Chamada de “preta burra” e rebaixada de cargo em razão de gravidez, operadora de caixa deve ser indenizada
Uma operadora de caixa que sofria assédio por ser negra e estar grávida deve ser indenizada em R$ 24,7 mil, por danos morais. Ela também ganhou direito à rescisão indireta do contrato de trabalho, além de indenização pelo período de estabilidade gestacional. Somando-se tudo, o valor provisório da condenação é R$ 60 mil. A decisão é da 3ª Turma do Tribunal Regional do Trabalho da 4ª Região (TRT-RS), que manteve a sentença do juiz Valtair Noschang, da 4ª Vara do Trabalho de São Leopoldo.
As ofensas partiam do gerente da loja em que ela trabalhava. Segundo as duas testemunhas, a trabalhadora era xingada em frente a outros empregados, e a situação piorou após ela ter comunicado a gravidez. “Preta burra” e “que não prestava para nada” eram alguns dos frequentes termos. Além das ofensas, ao cientificar a empresa sobre a gestação, a trabalhadora foi rebaixada de chefe para auxiliar, com perda salarial de 30%.
Uma das depoentes, que também engravidou no curso do contrato, informou que também foi rebaixada de posto. Ela afirmou que o gerente dizia que “essa gente não faz nada direito”. O chefe ainda espalhou que a autora foi rebaixada de cargo por ter praticado furto de valores do caixa. O fato nunca foi provado.
Após registrar um boletim de ocorrência em razão das constantes ofensas, a empregada afastou-se para tratamento de saúde. O abalo psíquico resultou na concessão de um benefício previdenciário.Ao pedir ajuda ao setor de Recursos Humanos e ao dono da empresa, a empregada foi informada que eles não poderiam fazer nada, pois o “gerente dava lucro à empresa”.

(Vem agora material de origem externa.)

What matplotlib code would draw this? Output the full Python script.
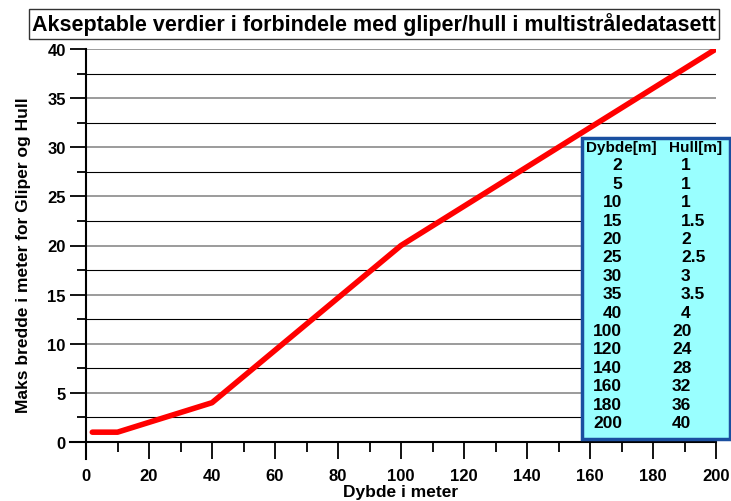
import matplotlib.pyplot as plt
from matplotlib.ticker import MultipleLocator
from matplotlib.lines import Line2D

plt.rcParams['font.family'] = ['Liberation Sans', 'DejaVu Sans']
plt.rcParams['font.weight'] = 'bold'

dybde = [2, 5, 10, 15, 20, 25, 30, 35, 40, 100, 120, 140, 160, 180, 200]
hull = [1, 1, 1, 1.5, 2, 2.5, 3, 3.5, 4, 20, 24, 28, 32, 36, 40]
hull_txt = ['1', '1', '1', '1.5', '2', '2.5', '3', '3.5', '4',
            '20', '24', '28', '32', '36', '40']

W, H = 731, 502
fig = plt.figure(figsize=(W / 100, H / 100), dpi=100)
# axes: x 86..716 px, y data 0 at 443px, 40 at 50px, bottom extends to 460px
ymin = -40 / 393 * 17
ax = fig.add_axes([86 / W, 1 - 460 / H, (716 - 86) / W, (460 - 50) / H])
ax.set_xlim(0, 200)
ax.set_ylim(ymin, 40)

ax.plot(dybde, hull, color='red', lw=4, solid_capstyle='round', zorder=3)

ax.yaxis.set_major_locator(MultipleLocator(5))
ax.yaxis.set_minor_locator(MultipleLocator(2.5))
ax.xaxis.set_major_locator(MultipleLocator(20))
ax.xaxis.set_minor_locator(MultipleLocator(10))
ax.set_yticks([0, 5, 10, 15, 20, 25, 30, 35, 40])

ax.grid(True, which='major', axis='y', color='#8a8a8a', lw=1.2)
ax.grid(True, which='minor', axis='y', color='black', lw=0.8)

for s in ['top', 'right']:
    ax.spines[s].set_visible(False)
ax.spines['bottom'].set_position(('data', 0))
ax.spines['left'].set_linewidth(1.5)
ax.spines['bottom'].set_linewidth(1.5)
ax.add_line(Line2D([-16 / 630 * 200, 0], [0, 0], color='black', lw=1.5,
                   clip_on=False))

ax.tick_params(axis='y', which='major', direction='out', length=11.5,
               width=1.3, labelsize=12, pad=3)
ax.tick_params(axis='y', which='minor', direction='out', length=6.5, width=1.3)
ax.tick_params(axis='x', which='major', direction='out', length=12,
               width=1.3, labelsize=12, pad=7)
ax.tick_params(axis='x', which='minor', direction='out', length=7, width=1.3)

ax.set_xlabel('Dybde i meter', fontsize=12.5, fontweight='bold', labelpad=0.5)
ax.set_ylabel('Maks bredde i meter for Gliper og Hull', fontsize=12.5,
              fontweight='bold', labelpad=12)

fig.text(374 / W, 1 - 25 / H,
         'Akseptable verdier i forbindele med gliper/hull i multistråledatasett',
         ha='center', va='center', fontsize=15.5, fontweight='bold',
         bbox=dict(boxstyle='square,pad=0.15', fc='white', ec='#333333', lw=1))

# table box
box = plt.Rectangle((582 / W, 1 - 440 / H), (731 - 583) / W, (440 - 139) / H,
                    transform=fig.transFigure, fc='#99FFFF', ec='#1a4fa0',
                    lw=2.5, zorder=5)
fig.patches.append(box)
fig.text(621 / W, 1 - 148 / H, 'Dybde[m]', ha='center', va='center',
         fontsize=11, fontweight='bold', zorder=6)
fig.text(696 / W, 1 - 148 / H, 'Hull[m]', ha='center', va='center',
         fontsize=11, fontweight='bold', zorder=6)
for i, (d, h) in enumerate(zip(dybde, hull_txt)):
    yy = 1 - (166 + i * 18.4) / H
    fig.text(622 / W, yy, str(d), ha='right', va='center', fontsize=12.5,
             fontweight='bold', zorder=6)
    hx = 681 if len(h.split('.')[0]) == 1 else 672
    fig.text(hx / W, yy, h, ha='left', va='center', fontsize=12.5,
             fontweight='bold', zorder=6)

fig.savefig('out.png', dpi=100)
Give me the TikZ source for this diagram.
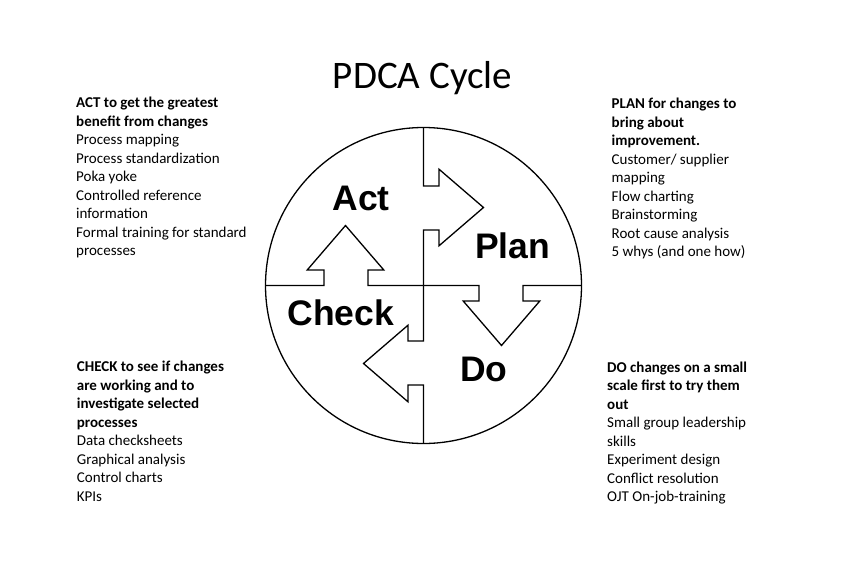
\documentclass[tikz,border=0pt]{standalone}
\usepackage{fontspec}
\setmainfont{Carlito}
\newfontfamily\labelfont{Liberation Sans}
\begin{document}
\begin{tikzpicture}[x=1pt,y=1pt,
  shapeline/.style={line width=1.3pt, line join=miter, draw=black},
  lbl/.style={font=\labelfont\bfseries\fontsize{35.5}{40}\selectfont, inner sep=0pt, anchor=base},
  blocktext/.style={inner sep=0pt, anchor=base west, font=\fontsize{15}{18.5}\selectfont}]
\useasboundingbox (0,0) rectangle (843,-562);
\fill[white] (0,0) rectangle (843,-562);
\coordinate (c) at (423.5,-285.5);
\draw[shapeline] (c) circle[radius=158pt];
\foreach \a in {0,-90,-180,-270}{
  \draw[shapeline, shift={(c)}, rotate=\a]
    (0,158) -- (0,99.5) -- (15.5,99.5) -- (15.5,116.3) -- (60,78)
    -- (15.5,39.7) -- (15.5,55.5) -- (0,55.5) -- (0,0);
}
\node[inner sep=0pt, anchor=base, font=\fontsize{39}{44}\selectfont] (title) at (422.5,-88.3) {PDCA Cycle};
\node[lbl] (act) at (361,-210) {Act};
\node[lbl] (plan) at (512.5,-258.3) {Plan};
\node[lbl] (check) at (340.8,-325) {Check};
\node[lbl] (do) at (484,-381.7) {Do};
\node[blocktext] (actbox) at (76,-107.8) {\parbox[t]{220pt}{\raggedright\fontsize{15}{18.5}\selectfont
  \textbf{ACT to get the greatest}\\
  \textbf{benefit from changes}\\
  Process mapping\\
  Process standardization\\
  Poka yoke\\
  Controlled reference\\
  information\\
  Formal training for standard\\
  processes}};
\node[blocktext] (planbox) at (611.5,-108.7) {\parbox[t]{220pt}{\raggedright\fontsize{15}{18.5}\selectfont
  \textbf{PLAN for changes to}\\
  \textbf{bring about}\\
  \textbf{improvement.}\\
  Customer/ supplier\\
  mapping\\
  Flow charting\\
  Brainstorming\\
  Root cause analysis\\
  5 whys (and one how)}};
\node[blocktext] (checkbox) at (76.7,-371.7) {\parbox[t]{220pt}{\raggedright\fontsize{15}{18.5}\selectfont
  \textbf{CHECK to see if changes}\\
  \textbf{are working and to}\\
  \textbf{investigate selected}\\
  \textbf{processes}\\
  Data checksheets\\
  Graphical analysis\\
  Control charts\\
  KPIs}};
\node[blocktext] (dobox) at (607,-372.3) {\parbox[t]{220pt}{\raggedright\fontsize{15}{18.5}\selectfont
  \textbf{DO changes on a small}\\
  \textbf{scale first to try them}\\
  \textbf{out}\\
  Small group leadership\\
  skills\\
  Experiment design\\
  Conflict resolution\\
  OJT On-job-training}};
\end{tikzpicture}
\end{document}
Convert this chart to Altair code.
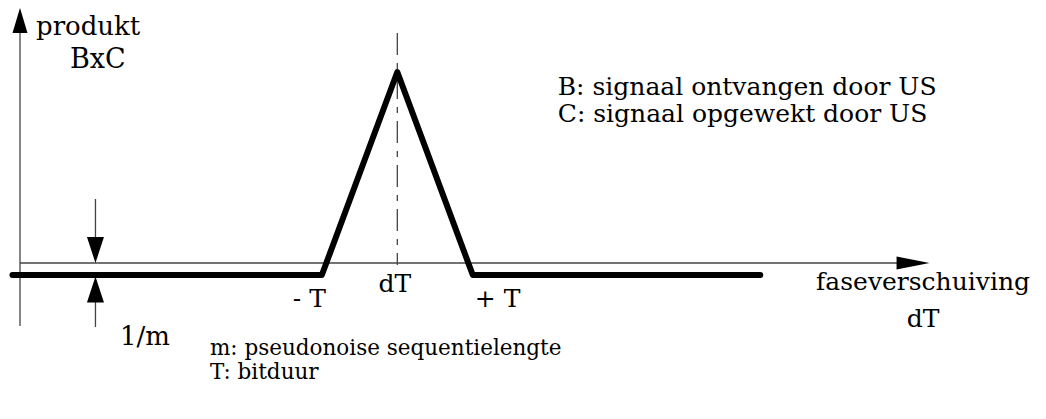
import altair as alt
import pandas as pd

# Diagram units: x in bit durations T (dT = 0 at the peak), y in product B x C (peak = 1)
sig_x = [-5.1, -1.0, 0.0, 1.0, 4.81]
sig_y = [-0.063, -0.063, 1.0, -0.063, -0.063]

# thin lines: y-axis, x-axis, 1/m dimension lines
rule_x = [-5.0, -5.0, -4.0, -4.0]
rule_x2 = [-5.0, 6.66, -4.0, -4.0]
rule_y = [1.204, 0.0, 0.335, -0.141]
rule_y2 = [-0.33, 0.0, 0.12, -0.335]

# dashed centre line at dT
dash_x = [0.0]
dash_y = [1.204]
dash_y2 = [-0.01]

# arrow heads (centre positions)
arrow_up_x = [-5.0]
arrow_up_y = [1.27]
arrow_right_x = [6.834]
arrow_right_y = [0.0]
dim_down_x = [-4.0]
dim_down_y = [0.068]
dim_up_x = [-4.0]
dim_up_y = [-0.139]

# labels
left_text = ["produkt", "BxC", "B: signaal ontvangen door US", "C: signaal opgewekt door US",
             "- T", "+ T", "1/m", "m: pseudonoise sequentielengte", "T: bitduur"]
left_x = [-4.788, -4.338, 2.126, 2.126, -1.384, 1.026, -3.675, -2.483, -2.483]
left_y = [1.194, 1.021, 0.880, 0.738, -0.230, -0.233, -0.429, -0.484, -0.607]
left_fs = [26, 27, 25, 25, 25, 25, 26, 21.5, 21.5]

center_text = ["dT", "faseverschuiving", "dT"]
center_x = [-0.033, 6.967, 6.967]
center_y = [-0.152, -0.141, -0.335]
center_fs = [25, 25, 25]

X_DOM = [-5.159, 8.490]
Y_DOM = [-0.7749, 1.3351]
xs = alt.Scale(domain=X_DOM, nice=False, zero=False)
ys = alt.Scale(domain=Y_DOM, nice=False, zero=False)
FONT = "DejaVu Serif"
GREY = "#444444"

sig = pd.DataFrame({"x": sig_x, "y": sig_y, "i": list(range(len(sig_x)))})
rules = pd.DataFrame({"x": rule_x, "x2": rule_x2, "y": rule_y, "y2": rule_y2})
dash = pd.DataFrame({"x": dash_x, "y": dash_y, "y2": dash_y2})
ltxt = pd.DataFrame({"t": left_text, "x": left_x, "y": left_y, "fs": left_fs})
ctxt = pd.DataFrame({"t": center_text, "x": center_x, "y": center_y, "fs": center_fs})

def X(f="x"):
    return alt.X(f"{f}:Q", scale=xs, axis=None)

def Y(f="y"):
    return alt.Y(f"{f}:Q", scale=ys, axis=None)

signal = alt.Chart(sig).mark_line(color="black", strokeWidth=6, strokeCap="round",
                                  strokeJoin="round").encode(
    x=X(), y=Y(), order="i:Q")

thin = alt.Chart(rules).mark_rule(color=GREY, strokeWidth=1.3).encode(
    x=X(), x2="x2:Q", y=Y(), y2="y2:Q")

centre = alt.Chart(dash).mark_rule(color=GREY, strokeWidth=1.3,
                                   strokeDash=[22, 8, 6, 8]).encode(
    x=X(), y=Y(), y2="y2:Q")

def head(xv, yv, path, size, angle):
    df = pd.DataFrame({"x": xv, "y": yv})
    return alt.Chart(df).mark_point(shape=path, size=size, filled=True, color="black",
                                    opacity=1, strokeWidth=0, angle=angle).encode(
        x=X(), y=Y())

h_yaxis = head(arrow_up_x, arrow_up_y, "M-1,-0.6L1,0L-1,0.6Z", 625, 270)
h_xaxis = head(arrow_right_x, arrow_right_y, "M-1,-0.394L1,0L-1,0.394Z", 1089, 0)
h_dim1 = head(dim_down_x, dim_down_y, "M-1,-0.654L1,0L-1,0.654Z", 676, 90)
h_dim2 = head(dim_up_x, dim_up_y, "M-1,-0.654L1,0L-1,0.654Z", 676, 270)

tl = alt.Chart(ltxt).mark_text(font=FONT, align="left", baseline="alphabetic",
                               color="black").encode(
    x=X(), y=Y(), text="t:N", size=alt.Size("fs:Q", scale=None, legend=None))
tc = alt.Chart(ctxt).mark_text(font=FONT, align="center", baseline="alphabetic",
                               color="black").encode(
    x=X(), y=Y(), text="t:N", size=alt.Size("fs:Q", scale=None, legend=None))

chart = alt.layer(thin, centre, signal, h_yaxis, h_xaxis, h_dim1, h_dim2, tl, tc).properties(
    width=1030, height=403, background="white", padding=0,
    autosize=alt.AutoSizeParams(type="none")
).configure_view(stroke=None)

chart.save("out.html", embed_options={"renderer": "svg", "actions": False})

A loja se defendeu alegando que o rebaixamento do cargo poderia ocorrer a qualquer momento, pois se tratava de livre deliberação do empregador. Afirmaram, ainda, que não houve qualquer prova do racismo e do tratamento abusivo.
Para o juiz Valtair, a prova demonstrou flagrante desrespeito aos direitos da trabalhadora e do bebê. Ele ressaltou que as testemunhas foram unânimes em afirmar que o gerente tinha um comportamento áspero e uma conduta inadequada com as empregadas gestantes, além de confirmarem a discriminação racial.
“A forma de tratamento do superior hierárquico em face da autora e das demais colegas gestantes demonstrou a ocorrência de fatos graves, aptos a caracterizar assédio moral. A ré, enquanto beneficiária dos serviços prestados pela demandante, não tomou as providências mínimas necessárias a amparar a trabalhadora em estado gestacional”, afirmou o magistrado.
As partes recorreram ao TRT-RS. Por unanimidade, os desembargadores aumentaram o valor da indenização por danos morais, de R$ 16,5 mil para R$ 24,7 mil, e rejeitaram o pedido da empresa para afastar a condenação.
O relator do acórdão, desembargador Marcos Fagundes Salomão, aplicou ao caso o Protocolo para Julgamento com Perspectiva de Gênero do Conselho Nacional de Justiça (CNJ). No entendimento do magistrado, os graves atos de racismo e sexismo causaram danos morais passíveis de indenização.
“A autora foi atingida em sua dignidade como trabalhadora preta, mulher e gestante. Sofreu discriminação, perseguição e assédio moral pelo gerente que tratava as empregadas mulheres com xingamentos e desprezo em razão de estarem grávidas e, de forma tão ou mais repugnante, pela cor da pele, com atos de racismo. A reclamada, mesmo ciente dos fatos, omitiu-se. Além disso, há prova do rebaixamento de função da reclamante em razão de sua gravidez”, concluiu o relator.
Também participaram do julgamento os desembargadores Ricardo Carvalho Fraga e Clóvis Fernando Schuch Santos. Cabe recurso da decisão.
Rescisão indireta
Também conhecida como justa causa do empregador, a rescisão indireta garante à trabalhadora as mesmas verbas da despedida sem justa causa: saldo de salários, aviso-prévio proporcional, com a projeção legal, férias proporcionais com abono de um terço, 13º salário proporcional, liberação de saque do FGTS com multa de 40% e liberação das guias do seguro-desemprego.